▸ Stated goal
Quote every line below exactly and skip any picture.

▸ Information shown
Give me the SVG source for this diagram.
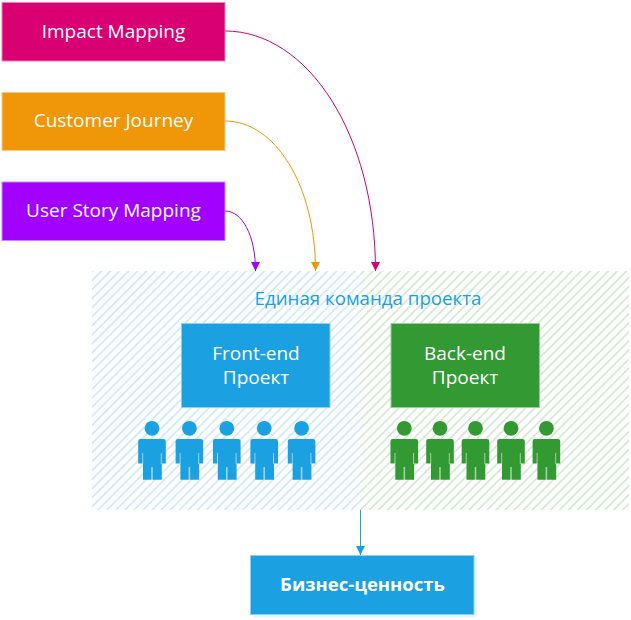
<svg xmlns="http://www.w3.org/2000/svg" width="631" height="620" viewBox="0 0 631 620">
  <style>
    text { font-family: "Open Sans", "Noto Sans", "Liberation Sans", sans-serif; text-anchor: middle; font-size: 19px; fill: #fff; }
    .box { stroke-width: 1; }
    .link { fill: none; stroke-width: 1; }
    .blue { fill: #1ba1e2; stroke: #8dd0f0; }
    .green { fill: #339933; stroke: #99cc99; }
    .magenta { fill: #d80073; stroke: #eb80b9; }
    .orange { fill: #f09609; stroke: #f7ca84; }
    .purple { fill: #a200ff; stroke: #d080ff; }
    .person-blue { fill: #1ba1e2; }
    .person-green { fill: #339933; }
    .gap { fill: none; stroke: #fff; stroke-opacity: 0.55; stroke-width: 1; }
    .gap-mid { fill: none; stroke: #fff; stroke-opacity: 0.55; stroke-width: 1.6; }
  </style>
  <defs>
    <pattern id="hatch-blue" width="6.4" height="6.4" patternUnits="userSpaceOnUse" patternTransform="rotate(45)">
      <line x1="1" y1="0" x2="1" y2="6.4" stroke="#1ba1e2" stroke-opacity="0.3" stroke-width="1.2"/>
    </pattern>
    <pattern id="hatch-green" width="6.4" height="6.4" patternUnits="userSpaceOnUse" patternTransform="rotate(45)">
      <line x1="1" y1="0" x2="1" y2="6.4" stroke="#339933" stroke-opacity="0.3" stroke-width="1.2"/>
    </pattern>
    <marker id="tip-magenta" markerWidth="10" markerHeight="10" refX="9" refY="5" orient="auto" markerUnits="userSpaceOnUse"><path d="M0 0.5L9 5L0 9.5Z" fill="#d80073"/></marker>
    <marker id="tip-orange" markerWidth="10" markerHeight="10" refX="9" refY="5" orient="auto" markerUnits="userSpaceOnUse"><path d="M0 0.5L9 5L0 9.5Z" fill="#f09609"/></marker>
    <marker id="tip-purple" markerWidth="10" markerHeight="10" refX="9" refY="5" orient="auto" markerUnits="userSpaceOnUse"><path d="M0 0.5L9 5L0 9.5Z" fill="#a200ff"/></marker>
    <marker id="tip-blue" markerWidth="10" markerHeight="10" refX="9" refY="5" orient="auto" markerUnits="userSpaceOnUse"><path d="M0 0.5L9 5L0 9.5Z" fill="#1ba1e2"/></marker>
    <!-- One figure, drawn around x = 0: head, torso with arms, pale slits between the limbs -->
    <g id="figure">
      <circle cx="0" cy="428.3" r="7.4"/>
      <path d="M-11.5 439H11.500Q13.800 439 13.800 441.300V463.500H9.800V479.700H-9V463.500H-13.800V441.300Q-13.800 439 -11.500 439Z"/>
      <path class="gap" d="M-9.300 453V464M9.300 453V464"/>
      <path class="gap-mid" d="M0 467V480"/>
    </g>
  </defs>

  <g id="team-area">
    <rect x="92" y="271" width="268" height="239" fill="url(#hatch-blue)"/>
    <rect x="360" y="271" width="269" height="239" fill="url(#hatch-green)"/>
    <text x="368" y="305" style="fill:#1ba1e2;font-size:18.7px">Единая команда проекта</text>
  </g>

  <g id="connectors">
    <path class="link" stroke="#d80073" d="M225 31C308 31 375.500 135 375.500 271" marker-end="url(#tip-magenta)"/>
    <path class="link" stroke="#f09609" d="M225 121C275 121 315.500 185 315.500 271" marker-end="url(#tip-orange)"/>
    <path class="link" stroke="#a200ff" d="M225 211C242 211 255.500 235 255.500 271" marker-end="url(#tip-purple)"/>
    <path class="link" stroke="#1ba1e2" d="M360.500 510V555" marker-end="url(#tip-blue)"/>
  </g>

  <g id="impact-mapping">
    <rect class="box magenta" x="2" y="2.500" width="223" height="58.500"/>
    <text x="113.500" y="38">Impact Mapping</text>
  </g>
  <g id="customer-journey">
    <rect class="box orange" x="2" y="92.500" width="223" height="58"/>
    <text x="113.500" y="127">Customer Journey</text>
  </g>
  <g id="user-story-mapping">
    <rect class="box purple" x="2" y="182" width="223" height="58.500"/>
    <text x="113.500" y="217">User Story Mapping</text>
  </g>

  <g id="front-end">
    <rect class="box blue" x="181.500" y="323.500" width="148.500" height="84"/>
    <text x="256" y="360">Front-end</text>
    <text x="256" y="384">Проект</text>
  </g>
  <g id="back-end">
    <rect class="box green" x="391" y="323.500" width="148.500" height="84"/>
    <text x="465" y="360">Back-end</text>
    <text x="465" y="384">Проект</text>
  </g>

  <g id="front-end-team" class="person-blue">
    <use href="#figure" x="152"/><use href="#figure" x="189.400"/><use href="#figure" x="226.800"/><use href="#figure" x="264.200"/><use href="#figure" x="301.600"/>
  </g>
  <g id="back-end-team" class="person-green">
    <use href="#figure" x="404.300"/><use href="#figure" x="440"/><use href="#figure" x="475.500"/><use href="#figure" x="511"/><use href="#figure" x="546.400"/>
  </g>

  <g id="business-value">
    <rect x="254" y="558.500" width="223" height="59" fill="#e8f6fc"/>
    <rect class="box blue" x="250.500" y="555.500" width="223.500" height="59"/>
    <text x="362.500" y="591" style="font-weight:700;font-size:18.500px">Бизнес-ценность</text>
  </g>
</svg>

▸ Task response
Give me the SVG source for this diagram.
<svg xmlns="http://www.w3.org/2000/svg" width="631" height="620" viewBox="0 0 631 620">
  <style>
    text { font-family: "Open Sans", "Noto Sans", "Liberation Sans", sans-serif; text-anchor: middle; font-size: 19px; fill: #fff; }
    .box { stroke-width: 1; }
    .link { fill: none; stroke-width: 1; }
    .blue { fill: #1ba1e2; stroke: #8dd0f0; }
    .green { fill: #339933; stroke: #99cc99; }
    .magenta { fill: #d80073; stroke: #eb80b9; }
    .orange { fill: #f09609; stroke: #f7ca84; }
    .purple { fill: #a200ff; stroke: #d080ff; }
    .person-blue { fill: #1ba1e2; }
    .person-green { fill: #339933; }
    .gap { fill: none; stroke: #fff; stroke-opacity: 0.55; stroke-width: 1; }
    .gap-mid { fill: none; stroke: #fff; stroke-opacity: 0.55; stroke-width: 1.6; }
  </style>
  <defs>
    <pattern id="hatch-blue" width="6.4" height="6.4" patternUnits="userSpaceOnUse" patternTransform="rotate(45)">
      <line x1="1" y1="0" x2="1" y2="6.4" stroke="#1ba1e2" stroke-opacity="0.3" stroke-width="1.2"/>
    </pattern>
    <pattern id="hatch-green" width="6.4" height="6.4" patternUnits="userSpaceOnUse" patternTransform="rotate(45)">
      <line x1="1" y1="0" x2="1" y2="6.4" stroke="#339933" stroke-opacity="0.3" stroke-width="1.2"/>
    </pattern>
    <marker id="tip-magenta" markerWidth="10" markerHeight="10" refX="9" refY="5" orient="auto" markerUnits="userSpaceOnUse"><path d="M0 0.5L9 5L0 9.5Z" fill="#d80073"/></marker>
    <marker id="tip-orange" markerWidth="10" markerHeight="10" refX="9" refY="5" orient="auto" markerUnits="userSpaceOnUse"><path d="M0 0.5L9 5L0 9.5Z" fill="#f09609"/></marker>
    <marker id="tip-purple" markerWidth="10" markerHeight="10" refX="9" refY="5" orient="auto" markerUnits="userSpaceOnUse"><path d="M0 0.5L9 5L0 9.5Z" fill="#a200ff"/></marker>
    <marker id="tip-blue" markerWidth="10" markerHeight="10" refX="9" refY="5" orient="auto" markerUnits="userSpaceOnUse"><path d="M0 0.5L9 5L0 9.5Z" fill="#1ba1e2"/></marker>
    <!-- One figure, drawn around x = 0: head, torso with arms, pale slits between the limbs -->
    <g id="figure">
      <circle cx="0" cy="428.3" r="7.4"/>
      <path d="M-11.5 439H11.500Q13.800 439 13.800 441.300V463.500H9.800V479.700H-9V463.500H-13.800V441.300Q-13.800 439 -11.500 439Z"/>
      <path class="gap" d="M-9.300 453V464M9.300 453V464"/>
      <path class="gap-mid" d="M0 467V480"/>
    </g>
  </defs>

  <g id="team-area">
    <rect x="92" y="271" width="268" height="239" fill="url(#hatch-blue)"/>
    <rect x="360" y="271" width="269" height="239" fill="url(#hatch-green)"/>
    <text x="368" y="305" style="fill:#1ba1e2;font-size:18.7px">Единая команда проекта</text>
  </g>

  <g id="connectors">
    <path class="link" stroke="#d80073" d="M225 31C308 31 375.500 135 375.500 271" marker-end="url(#tip-magenta)"/>
    <path class="link" stroke="#f09609" d="M225 121C275 121 315.500 185 315.500 271" marker-end="url(#tip-orange)"/>
    <path class="link" stroke="#a200ff" d="M225 211C242 211 255.500 235 255.500 271" marker-end="url(#tip-purple)"/>
    <path class="link" stroke="#1ba1e2" d="M360.500 510V555" marker-end="url(#tip-blue)"/>
  </g>

  <g id="impact-mapping">
    <rect class="box magenta" x="2" y="2.500" width="223" height="58.500"/>
    <text x="113.500" y="38">Impact Mapping</text>
  </g>
  <g id="customer-journey">
    <rect class="box orange" x="2" y="92.500" width="223" height="58"/>
    <text x="113.500" y="127">Customer Journey</text>
  </g>
  <g id="user-story-mapping">
    <rect class="box purple" x="2" y="182" width="223" height="58.500"/>
    <text x="113.500" y="217">User Story Mapping</text>
  </g>

  <g id="front-end">
    <rect class="box blue" x="181.500" y="323.500" width="148.500" height="84"/>
    <text x="256" y="360">Front-end</text>
    <text x="256" y="384">Проект</text>
  </g>
  <g id="back-end">
    <rect class="box green" x="391" y="323.500" width="148.500" height="84"/>
    <text x="465" y="360">Back-end</text>
    <text x="465" y="384">Проект</text>
  </g>

  <g id="front-end-team" class="person-blue">
    <use href="#figure" x="152"/><use href="#figure" x="189.400"/><use href="#figure" x="226.800"/><use href="#figure" x="264.200"/><use href="#figure" x="301.600"/>
  </g>
  <g id="back-end-team" class="person-green">
    <use href="#figure" x="404.300"/><use href="#figure" x="440"/><use href="#figure" x="475.500"/><use href="#figure" x="511"/><use href="#figure" x="546.400"/>
  </g>

  <g id="business-value">
    <rect x="254" y="558.500" width="223" height="59" fill="#e8f6fc"/>
    <rect class="box blue" x="250.500" y="555.500" width="223.500" height="59"/>
    <text x="362.500" y="591" style="font-weight:700;font-size:18.500px">Бизнес-ценность</text>
  </g>
</svg>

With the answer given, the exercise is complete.